For true interactivity under 500ms, yes — WebRTC delivers 50–200ms glass-to-glass versus 2–5s for well-tuned LL-HLS in 2026. But HLS scales to millions on stateless HTTP infrastructure, while WebRTC requires stateful SFU fan-out. Choose by whether viewers need to respond in real time or merely watch with low latency.

What is the best WebRTC CDN for real-time video streaming?

The right fit depends on your egress path. For WebRTC ingest with HTTP fan-out, a cost-efficient CDN handling the LL-HLS leg at high concurrency matters most. Evaluate per-GB cost at your peak volume, scaling behavior under spikes, and origin-shield efficiency rather than raw feature checklists.

How many viewers can a single SFU handle?

A well-provisioned SFU instance forwards to low thousands of subscribers per published stream before egress bandwidth and connection-state overhead force sharding. Beyond that, cascade SFUs regionally and demote passive viewers to an HTTP delivery path.

Why does WebRTC use UDP instead of TCP?

Real-time media values timeliness over guaranteed delivery. SRTP over UDP lets late packets be dropped and concealed rather than retransmitted, avoiding TCP's head-of-line blocking under loss. A 40ms-late frame is worthless; dropping it preserves the interactive feel.

How much TURN relay traffic should I budget for?

As of 2026, plan for 15–25% of sessions to fall back to TURN relay due to symmetric NAT or restrictive firewalls. Relayed media is your most expensive byte, so monitor relay ratio per audience segment and treat sudden increases as a network-degradation signal.

Your move this week

Instrument the freeze ratio and TURN-relay percentage on one live session, measured at the receiver.
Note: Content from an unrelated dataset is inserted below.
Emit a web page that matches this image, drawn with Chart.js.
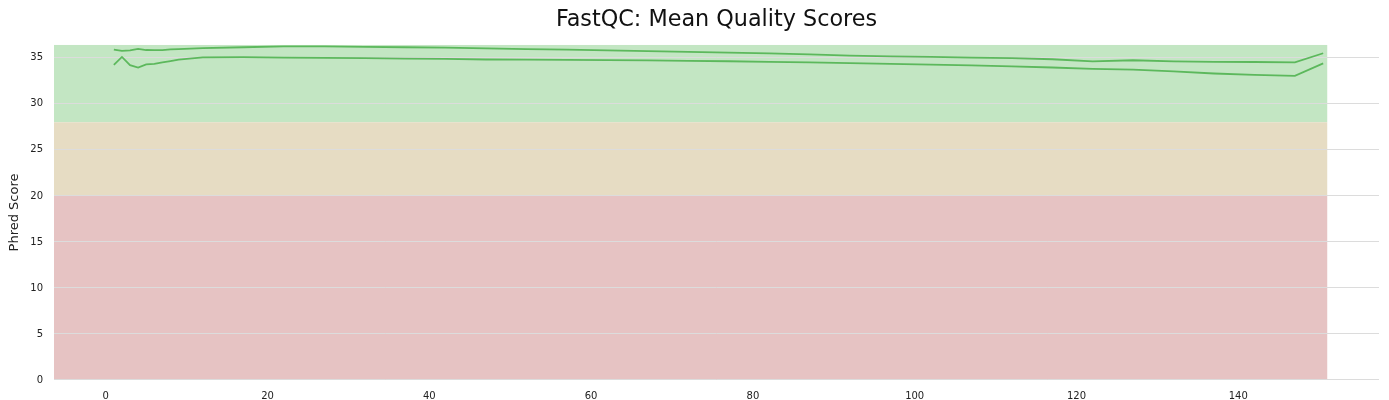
<!DOCTYPE html>
<html>
<head>
<meta charset="utf-8">
<script src="https://cdn.jsdelivr.net/npm/chart.js@4"></script>
<style>
  html, body { margin: 0; padding: 0; background: #fff; }
  #wrap { width: 1389px; height: 400px; }
</style>
</head>
<body>
<div id="wrap"><canvas id="chart"></canvas></div>
<script>
// Read positions (bin midpoints)
const positions = [1, 2, 3, 4, 5, 6, 7, 8, 9, 12, 17, 22, 27, 32, 37, 42, 47, 52, 57, 62, 67, 72, 77, 82, 87, 92, 97, 102, 107, 112, 117, 122, 127, 132, 137, 142, 147, 150.5];

// Mean quality per sample
const sampleR1 = [35.9, 35.76, 35.82, 35.98, 35.85, 35.83, 35.83, 35.92, 35.95, 36.05, 36.15, 36.25, 36.25, 36.2, 36.15, 36.1, 36.02, 35.95, 35.9, 35.82, 35.72, 35.65, 35.57, 35.48, 35.38, 35.25, 35.15, 35.1, 35.03, 34.96, 34.85, 34.62, 34.74, 34.62, 34.57, 34.55, 34.5, 35.5];
const sampleR2 = [34.24, 35.1, 34.2, 33.95, 34.3, 34.35, 34.5, 34.65, 34.8, 35.05, 35.08, 35.03, 35.0, 34.96, 34.92, 34.88, 34.82, 34.8, 34.77, 34.75, 34.72, 34.68, 34.63, 34.57, 34.5, 34.43, 34.35, 34.26, 34.18, 34.07, 33.95, 33.8, 33.72, 33.52, 33.3, 33.15, 33.05, 34.4];

// Quality bands [from, to]
const bandGood = [28, 36.4];
const bandOk = [20, 28];
const bandPoor = [0, 20];
const bandEnd = 151;

const yTicks = [0, 5, 10, 15, 20, 25, 30, 35];
const xTicks = [0, 20, 40, 60, 80, 100, 120, 140];

const toPoints = ys => positions.map((x, i) => ({ x, y: ys[i] }));

const bandsPlugin = {
  id: 'bands',
  beforeDraw(chart) {
    const { ctx, chartArea, scales } = chart;
    const x0 = chartArea.left;
    const x1 = scales.x.getPixelForValue(bandEnd);
    const bands = [
      [bandGood, '#c3e6c3'],
      [bandOk, '#e6dcc3'],
      [bandPoor, '#e6c3c3'],
    ];
    ctx.save();
    bands.forEach(([r, color]) => {
      const yTop = scales.y.getPixelForValue(r[1]);
      const yBot = scales.y.getPixelForValue(r[0]);
      ctx.fillStyle = color;
      ctx.fillRect(x0, yTop, x1 - x0, yBot - yTop);
    });
    ctx.restore();
  },
};

Chart.defaults.font.family = '"DejaVu Sans", sans-serif';
Chart.defaults.color = '#222';

new Chart(document.getElementById('chart'), {
  type: 'line',
  data: {
    datasets: [
      {
        label: 'R1',
        data: toPoints(sampleR1),
        borderColor: '#5cb85c',
        borderWidth: 1.8,
        pointRadius: 0,
        tension: 0,
      },
      {
        label: 'R2',
        data: toPoints(sampleR2),
        borderColor: '#5cb85c',
        borderWidth: 1.8,
        pointRadius: 0,
        tension: 0,
      },
    ],
  },
  options: {
    responsive: true,
    maintainAspectRatio: false,
    animation: false,
    layout: { padding: { left: 0, right: 10, top: 0, bottom: 0 } },
    plugins: {
      legend: { display: false },
      tooltip: { enabled: false },
      title: {
        display: true,
        fullSize: false,
        text: 'FastQC: Mean Quality Scores',
        color: '#111',
        font: { size: 22.3, weight: 'normal', lineHeight: 1.2 },
        padding: { top: 7, bottom: 11.2 },
      },
    },
    scales: {
      x: {
        type: 'linear',
        min: -6.4,
        max: 157.4,
        border: { display: false },
        grid: { display: false, drawTicks: false },
        afterBuildTicks: s => { s.ticks = xTicks.map(v => ({ value: v })); },
        afterFit: s => { s.height = 20; },
        ticks: { font: { size: 10 }, padding: 10, maxRotation: 0, color: '#222' },
      },
      y: {
        min: 0,
        max: 36.4,
        border: { display: false },
        grid: { color: '#dcdcdc', lineWidth: 1, drawTicks: false },
        afterBuildTicks: s => { s.ticks = yTicks.map(v => ({ value: v })); },
        afterFit: s => { s.width = 54; },
        title: { display: true, text: 'Phred Score', font: { size: 13 }, color: '#222', padding: { top: 7, bottom: 0 } },
        ticks: { font: { size: 10 }, padding: 11, color: '#222' },
      },
    },
  },
  plugins: [bandsPlugin],
});
</script>
</body>
</html>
If your relay rate climbs past 25% or your freeze ratio crosses 0.5%, you have a network or fan-out problem hiding behind acceptable averages. Run a synthetic scale test that demotes passive viewers to your HTTP leg and watch what it reclaims on the SFU tier — then tell us where your per-instance ceiling actually landed. That number is the single most useful input to any real-time streaming capacity plan.